Retype the whole listing, please, keeping every line exact and dropping the pictures.

---------------

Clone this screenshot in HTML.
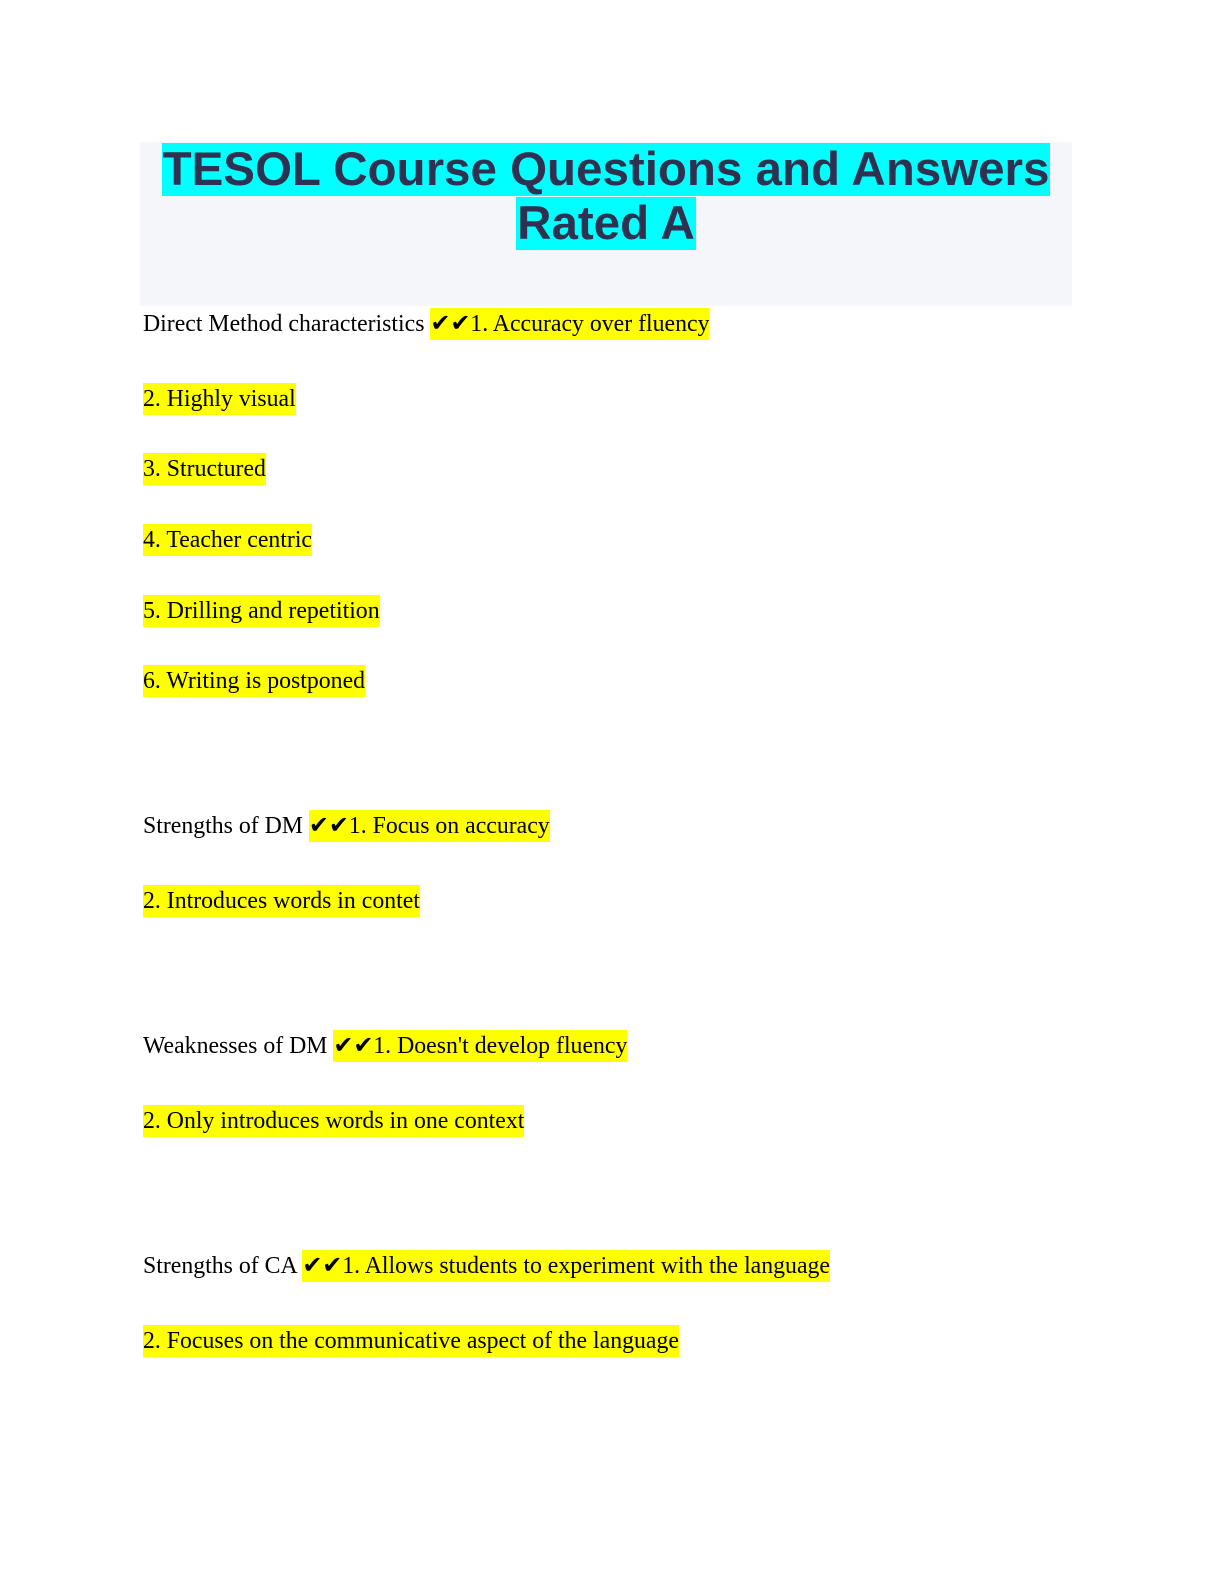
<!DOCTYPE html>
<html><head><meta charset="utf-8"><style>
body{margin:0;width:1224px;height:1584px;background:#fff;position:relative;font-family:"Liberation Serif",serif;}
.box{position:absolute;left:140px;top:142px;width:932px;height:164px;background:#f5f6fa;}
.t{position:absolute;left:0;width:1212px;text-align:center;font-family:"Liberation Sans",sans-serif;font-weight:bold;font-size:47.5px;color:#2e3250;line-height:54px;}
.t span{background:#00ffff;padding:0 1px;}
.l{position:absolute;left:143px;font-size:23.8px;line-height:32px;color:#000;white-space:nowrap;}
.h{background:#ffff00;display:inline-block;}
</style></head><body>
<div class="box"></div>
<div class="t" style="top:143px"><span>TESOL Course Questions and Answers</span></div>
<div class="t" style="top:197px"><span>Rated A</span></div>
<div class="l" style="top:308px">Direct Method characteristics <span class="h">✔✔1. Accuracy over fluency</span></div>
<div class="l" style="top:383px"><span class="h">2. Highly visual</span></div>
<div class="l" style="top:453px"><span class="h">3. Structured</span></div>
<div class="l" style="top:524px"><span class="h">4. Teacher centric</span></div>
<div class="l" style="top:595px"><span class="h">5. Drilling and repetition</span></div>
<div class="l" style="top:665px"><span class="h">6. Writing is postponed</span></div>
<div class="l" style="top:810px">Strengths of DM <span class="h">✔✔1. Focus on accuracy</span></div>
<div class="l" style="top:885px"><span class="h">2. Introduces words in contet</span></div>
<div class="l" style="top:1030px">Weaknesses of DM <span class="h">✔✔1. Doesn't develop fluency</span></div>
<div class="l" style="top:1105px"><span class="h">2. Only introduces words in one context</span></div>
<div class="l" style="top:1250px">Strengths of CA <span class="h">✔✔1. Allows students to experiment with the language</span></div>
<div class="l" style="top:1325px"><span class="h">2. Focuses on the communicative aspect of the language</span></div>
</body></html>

---------------

Expected answer:
Clone this screenshot in HTML.
<!DOCTYPE html>
<html><head><meta charset="utf-8"><style>
body{margin:0;width:1224px;height:1584px;background:#fff;position:relative;font-family:"Liberation Serif",serif;}
.box{position:absolute;left:140px;top:142px;width:932px;height:164px;background:#f5f6fa;}
.t{position:absolute;left:0;width:1212px;text-align:center;font-family:"Liberation Sans",sans-serif;font-weight:bold;font-size:47.5px;color:#2e3250;line-height:54px;}
.t span{background:#00ffff;padding:0 1px;}
.l{position:absolute;left:143px;font-size:23.8px;line-height:32px;color:#000;white-space:nowrap;}
.h{background:#ffff00;display:inline-block;}
</style></head><body>
<div class="box"></div>
<div class="t" style="top:143px"><span>TESOL Course Questions and Answers</span></div>
<div class="t" style="top:197px"><span>Rated A</span></div>
<div class="l" style="top:308px">Direct Method characteristics <span class="h">✔✔1. Accuracy over fluency</span></div>
<div class="l" style="top:383px"><span class="h">2. Highly visual</span></div>
<div class="l" style="top:453px"><span class="h">3. Structured</span></div>
<div class="l" style="top:524px"><span class="h">4. Teacher centric</span></div>
<div class="l" style="top:595px"><span class="h">5. Drilling and repetition</span></div>
<div class="l" style="top:665px"><span class="h">6. Writing is postponed</span></div>
<div class="l" style="top:810px">Strengths of DM <span class="h">✔✔1. Focus on accuracy</span></div>
<div class="l" style="top:885px"><span class="h">2. Introduces words in contet</span></div>
<div class="l" style="top:1030px">Weaknesses of DM <span class="h">✔✔1. Doesn't develop fluency</span></div>
<div class="l" style="top:1105px"><span class="h">2. Only introduces words in one context</span></div>
<div class="l" style="top:1250px">Strengths of CA <span class="h">✔✔1. Allows students to experiment with the language</span></div>
<div class="l" style="top:1325px"><span class="h">2. Focuses on the communicative aspect of the language</span></div>
</body></html>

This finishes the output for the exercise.